You can make it so that the block is filled to capacity, and the remnants of the last record that did not fit into the block can be transferred to another block, you can leave empty pieces of blocks. In addition, this mechanism will be needed if 1 record can be larger than 1 block.
When adding a record - add to the end of the last block (you can also search for a block with the required amount of free space at the end), if there is not enough space, add a new block.
When deleting a record, set the deletion flag.
When changing a record, delete the existing one and add a new one.
Why you need to work with large blocks - it's much faster to read / write - the whole block at once, even if you need one record from it.
In addition to the basic functionality, it is necessary to provide for a compression operation that would physically delete deleted records.
For a quick search, you need an index file. The index contains a sorted list of IDs and the block address and offset in the record block.
You can also combine the index and data into one file.
To do this, you need to provide a file header containing the offset of the first data block and the offset of the first index block.
In the header, you can keep offsets not only of the first blocks, but also make a table of data blocks and a table of index blocks, of course, of a fixed size. At the end of the header, offset to the block of the next header.
At the start, you will need to read the index completely, and the data as needed.

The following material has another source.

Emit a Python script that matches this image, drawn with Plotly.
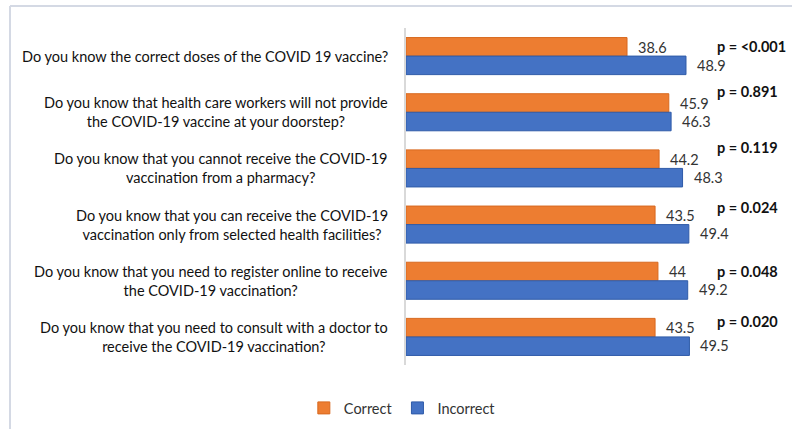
import plotly.graph_objects as go

questions = [
    "Do you know the correct doses of the COVID 19 vaccine?",
    "Do you know that health care workers will not provide<br>the COVID-19 vaccine at your doorstep?",
    "Do you know that you cannot receive the COVID-19<br>vaccination from a pharmacy?",
    "Do you know that you can receive the COVID-19<br>vaccination only from selected health facilities?",
    "Do you know that you need to register online to receive<br>the COVID-19 vaccination?",
    "Do you know that you need to consult with a doctor to<br>receive the COVID-19 vaccination?",
]
correct = [38.6, 45.9, 44.2, 43.5, 44, 43.5]
incorrect = [48.9, 46.3, 48.3, 49.4, 49.2, 49.5]
p_values = ["p = <0.001", "p = 0.891", "p = 0.119", "p = 0.024", "p = 0.048", "p = 0.020"]

FONT = "Lato"
ORANGE = "#ED7D31"
BLUE = "#4472C4"

fig = go.Figure()
fig.add_trace(go.Bar(
    y=questions, x=correct, name="Correct", orientation="h",
    marker=dict(color=ORANGE, line=dict(color="#D8691F", width=1)),
))
fig.add_trace(go.Bar(
    y=questions, x=incorrect, name="Incorrect", orientation="h",
    marker=dict(color=BLUE, line=dict(color="#2F5BA8", width=1)),
))

# value labels next to bar ends
for q, c, i in zip(questions, correct, incorrect):
    fig.add_annotation(x=c, y=q, text=f"{c:g}", xanchor="left", xshift=9,
                       yshift=9, showarrow=False,
                       font=dict(family=FONT, size=14.5, color="#333"))
    fig.add_annotation(x=i, y=q, text=f"{i:g}", xanchor="left", xshift=9,
                       yshift=-9, showarrow=False,
                       font=dict(family=FONT, size=14.5, color="#333"))

# p-values, bold, column on the right
p_shift = [10, 21, 21, 17, 9, 15]
for q, p, s in zip(questions, p_values, p_shift):
    fig.add_annotation(x=0.87, xref="paper", y=q, text=f"<b>{p}</b>",
                       xanchor="left", yshift=s, showarrow=False,
                       font=dict(family=FONT, size=14.5, color="#111"))

# category labels, centred lines, right aligned to the axis
for q in questions:
    fig.add_annotation(x=-0.045, xref="paper", y=q, text=q, xanchor="right",
                       align="center", showarrow=False,
                       font=dict(family=FONT, size=14.5, color="#111"))

# outer frame: only top and left edges show
fig.add_shape(type="line", xref="paper", yref="paper",
              x0=-1.1155, x1=1.1, y0=1.0653, y1=1.0653,
              line=dict(color="#D4D9E4", width=2))
fig.add_shape(type="line", xref="paper", yref="paper",
              x0=-1.1155, x1=-1.1155, y0=1.0653, y1=-0.2,
              line=dict(color="#D4D9E4", width=2))

fig.update_layout(
    width=792, height=429,
    margin=dict(l=406, r=31, t=28, b=64),
    barmode="group", bargap=0.34, bargroupgap=0,
    plot_bgcolor="white", paper_bgcolor="white",
    font=dict(family=FONT, size=14, color="#333"),
    xaxis=dict(range=[0, 62], showticklabels=False, showgrid=False,
               zeroline=False, showline=False),
    yaxis=dict(autorange="reversed", showticklabels=False, showgrid=False,
               showline=True, linecolor="#D9D9D9", linewidth=1.5, ticks=""),
    legend=dict(orientation="h", xref="container", yref="container",
                x=0.508, xanchor="center", y=0.049, yanchor="middle",
                font=dict(family=FONT, size=14.5, color="#333"),
                itemwidth=30),
    showlegend=True,
)

fig.write_html("out.html", config={"displayModeBar": False},
               post_script="document.body.style.margin='0';")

When you change the record, you change the block in memory and overwrite it entirely at the same offset where it was in the file.
In the block, you can provide a block header in which you can write service information, for example, it would be useful to write the amount of free space at the end of the block there.
There might be something else.
PS: don't reinvent the wheel, take a ready-made DBMS.